A year ago at The Barclays, Phil Mickelson briefly experimented with the belly putter just two weeks after friend and mentee Keegan Bradley became the first to win a major championship with it.
This week at Bethpage Black in the same event, Mickelson has gone to the claw grip for the second time in a little over a month.
Mickelson was seen using the grip on Sunday in the final round of the FedEx Cup playoff opener. The grip, made famous by the likes of Chris DiMarco, creates a pendulum-like effect with the lower hand controlling the movement of the club while the top hand acts as a pivot point. The grip is typically employed to help to steady the hands on short putts.
The four-time major winner briefly fiddled with the grip during last month's Open Championship at Royal Lytham and St. Annes.
The lefty could very well be experimenting while he struggles to score better, or he could be making yet another not-so-subtle statement about the Rules of Golf and equipment regulation.
The governing bodies of the game are thought to have authored a ban on the anchored putting stroke, to be announced this Fall, which would effectively make use of the belly and long putter obsolete. The claw grip, however, can be construed as a similar stroke - without the club being anchored to any part of the body. Mickelson may be curious how the stroke would be viewed under an anchoring ban.

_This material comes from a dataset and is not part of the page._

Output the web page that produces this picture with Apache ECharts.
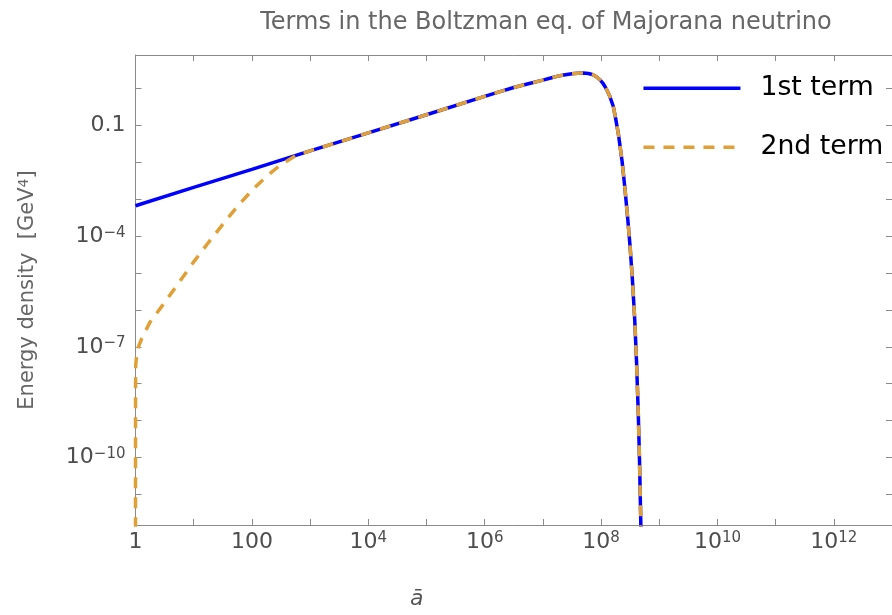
<!DOCTYPE html>
<html>
<head>
<meta charset="utf-8">
<title>Terms in the Boltzman eq. of Majorana neutrino</title>
<script src="https://cdn.jsdelivr.net/npm/echarts@6/dist/echarts.min.js"></script>
<style>
  html, body { margin: 0; padding: 0; background: #ffffff; }
  #chart { width: 892px; height: 615px; }
</style>
</head>
<body>
<div id="chart"></div>
<script>
// Scale factor a-bar and the two terms (energy density, GeV^4)
const aFirst = [1, 10, 100, 1e3, 1e4, 1e5, 1e6, 1.778e6, 3.162e6, 5.623e6, 1e7, 1.318e7,
  1.738e7, 2.291e7, 3.162e7, 3.981e7, 5.012e7, 6.026e7, 7.079e7, 8.318e7, 9.55e7, 1.072e8,
  1.175e8, 1.288e8, 1.413e8, 1.622e8, 1.778e8, 1.995e8, 2.291e8, 2.57e8, 2.884e8, 3.162e8,
  3.467e8, 3.802e8, 4.074e8, 4.365e8, 4.571e8, 4.786e8, 5.012e8];
const firstTerm = [6.68e-4, 2.09e-3, 6.46e-3, 2.04e-2, 6.3e-2, 0.195, 0.617, 0.813, 1.072,
  1.349, 1.698, 1.905, 2.138, 2.344, 2.512, 2.6, 2.63, 2.57, 2.399, 2.089, 1.738, 1.413,
  1.122, 0.851, 0.617, 0.331, 0.158, 5.62e-2, 1.122e-2, 2.0e-3, 2.82e-4, 5.01e-5, 6.31e-6,
  5.01e-7, 3.98e-8, 1.58e-9, 1e-10, 3.16e-12, 6.3e-14];

const aSecond = [1, 1.0005, 1.0023, 1.0093, 1.047, 1.122, 1.259, 1.778, 3.162, 5.623, 10,
  17.78, 31.62, 56.23, 100, 177.8, 316.2, 562.3, 1e3, 1e4, 1e5, 1e6, 1.778e6, 3.162e6,
  5.623e6, 1e7, 1.318e7, 1.738e7, 2.291e7, 3.162e7, 3.981e7, 5.012e7, 6.026e7, 7.079e7,
  8.318e7, 9.55e7, 1.072e8, 1.175e8, 1.288e8, 1.413e8, 1.622e8, 1.778e8, 1.995e8, 2.291e8,
  2.57e8, 2.884e8, 3.162e8, 3.467e8, 3.802e8, 4.074e8, 4.365e8, 4.571e8, 4.786e8, 5.012e8];
const secondTerm = [1e-13, 3.2e-10, 6.3e-9, 3.2e-8, 6.0e-8, 1.0e-7, 1.58e-7, 4.68e-7,
  1.58e-6, 5.62e-6, 2.0e-5, 6.6e-5, 2.09e-4, 6.3e-4, 1.74e-3, 4.17e-3, 8.7e-3, 1.51e-2,
  2.04e-2, 6.3e-2, 0.195, 0.617, 0.813, 1.072, 1.349, 1.698, 1.905, 2.138, 2.344, 2.512,
  2.6, 2.63, 2.57, 2.399, 2.089, 1.738, 1.413, 1.122, 0.851, 0.617, 0.331, 0.158, 5.62e-2,
  1.122e-2, 2.0e-3, 2.82e-4, 5.01e-5, 6.31e-6, 5.01e-7, 3.98e-8, 1.58e-9, 1e-10, 3.16e-12,
  6.3e-14];

// Decade exponents for ticks and labels
const xTickExp = [0, 1, 2, 3, 4, 5, 6, 7, 8, 9, 10, 11, 12, 13];
const xLabelExp = [0, 2, 4, 6, 8, 10, 12];
const yTickExp = [-11, -10, -9, -8, -7, -6, -5, -4, -3, -2, -1, 0];
const yLabelExp = [-10, -7, -4, -1];

// Axis ranges in decades
const xRange = [0, 13];
const yRange = [-11.83, 0.91];

const FONT = 'DejaVu Sans';
const AXIS_GRAY = '#8a8a8a';
const LABEL_GRAY = '#4d4d4d';
const BLUE = '#0000ff';
const ORANGE = '#e0a035';
const DASH = [11, 9];

// Both axes run in log10 space; the data is converted when the series are built
const toLogPairs = (xs, ys) => xs.map((x, i) => [Math.log10(x), Math.log10(ys[i])]);

function powerLabel(v) {
  const e = Math.round(v);
  if (e === 0) return '1';
  if (e === 2) return '100';
  if (e === -1) return '0.1';
  return '{b|10}{s|' + String(e).replace('-', '\u2212') + '}';
}

const labelRich = {
  b: { fontFamily: FONT, fontSize: 22, lineHeight: 22, verticalAlign: 'bottom', color: LABEL_GRAY },
  s: { fontFamily: FONT, fontSize: 15, lineHeight: 15, verticalAlign: 'top', padding: [0, 0, 16, 0], color: LABEL_GRAY }
};

const baseLabel = {
  fontFamily: FONT, fontSize: 22, lineHeight: 22, color: LABEL_GRAY, rich: labelRich, formatter: powerLabel
};

const tickStyle = { show: true, inside: true, length: 6, lineStyle: { color: AXIS_GRAY, width: 1 } };
const lineStyleAxis = { show: true, onZero: false, lineStyle: { color: AXIS_GRAY, width: 1 } };

const chart = echarts.init(document.getElementById('chart'), null, { renderer: 'canvas' });

chart.setOption({
  animation: false,
  backgroundColor: '#ffffff',
  title: {
    text: 'Terms in the Boltzman eq. of Majorana neutrino',
    left: 546,
    top: 11,
    textAlign: 'center',
    padding: 0,
    textStyle: { fontFamily: FONT, fontSize: 24, fontWeight: 'normal', color: '#666666' }
  },
  legend: {
    orient: 'vertical',
    left: 641.7,
    top: 73.3,
    padding: 0,
    itemWidth: 97,
    itemHeight: 14,
    itemGap: 29,
    itemStyle: { opacity: 0 },
    textStyle: { fontFamily: FONT, fontSize: 26.7, lineHeight: 30, color: '#000000', padding: [0, 0, 0, 15] },
    data: [
      { name: '1st term', lineStyle: { color: BLUE, width: 3.5, type: 'solid' } },
      { name: '2nd term', lineStyle: { color: ORANGE, width: 3.5, type: DASH } }
    ]
  },
  grid: { left: 135.5, right: -3, top: 55, bottom: 87.3 },
  xAxis: [
    {
      type: 'value', min: xRange[0], max: xRange[1], position: 'bottom',
      name: 'ā', nameLocation: 'middle', nameGap: 63,
      nameTextStyle: { fontFamily: FONT, fontSize: 22, fontStyle: 'italic', color: '#555555', padding: [0, 194, 0, 0] },
      axisLine: lineStyleAxis,
      axisTick: Object.assign({ customValues: xTickExp }, tickStyle),
      axisLabel: Object.assign({ customValues: xLabelExp, margin: 6 }, baseLabel),
      splitLine: { show: false }
    },
    {
      type: 'value', min: xRange[0], max: xRange[1], position: 'top',
      axisLine: lineStyleAxis,
      axisTick: Object.assign({ customValues: xTickExp }, tickStyle),
      axisLabel: { show: false },
      splitLine: { show: false }
    }
  ],
  yAxis: [
    {
      type: 'value', min: yRange[0], max: yRange[1], position: 'left',
      name: 'Energy density  [GeV{sup|4}]', nameLocation: 'middle', nameGap: 97,
      nameTextStyle: {
        fontFamily: FONT, fontSize: 21, lineHeight: 21, color: '#666666',
        rich: { sup: { fontFamily: FONT, fontSize: 14, lineHeight: 14, verticalAlign: 'top', padding: [0, 0, 10, 0], color: '#666666' } }
      },
      axisLine: lineStyleAxis,
      axisTick: Object.assign({ customValues: yTickExp }, tickStyle),
      axisLabel: Object.assign({ customValues: yLabelExp, margin: 10 }, baseLabel),
      splitLine: { show: false }
    },
    {
      type: 'value', min: yRange[0], max: yRange[1], position: 'right',
      axisLine: lineStyleAxis,
      axisTick: Object.assign({ customValues: yTickExp }, tickStyle),
      axisLabel: { show: false },
      splitLine: { show: false }
    }
  ],
  series: [
    {
      name: '1st term',
      type: 'line',
      data: toLogPairs(aFirst, firstTerm),
      symbol: 'none',
      showSymbol: false,
      clip: true,
      silent: true,
      lineStyle: { color: BLUE, width: 3.5 },
      itemStyle: { color: BLUE }
    },
    {
      name: '2nd term',
      type: 'line',
      data: toLogPairs(aSecond, secondTerm),
      symbol: 'none',
      showSymbol: false,
      clip: true,
      silent: true,
      lineStyle: { color: ORANGE, width: 3.5, type: DASH },
      itemStyle: { color: ORANGE }
    }
  ]
});
</script>
</body>
</html>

When the game's governing bodies implemented new regulations on golf club grooves in 2010, Mickelson put a PING wedge in his bag that had been grandfathered legality as a result of a lawsuit won by the equipment maker against the U.S. Golf Association. Not too long after Mickelson used that wedge in play, Karsten Manufacturing, the U.S. Golf Association and the PGA Show came to a settlement to prohibit use of that wedge.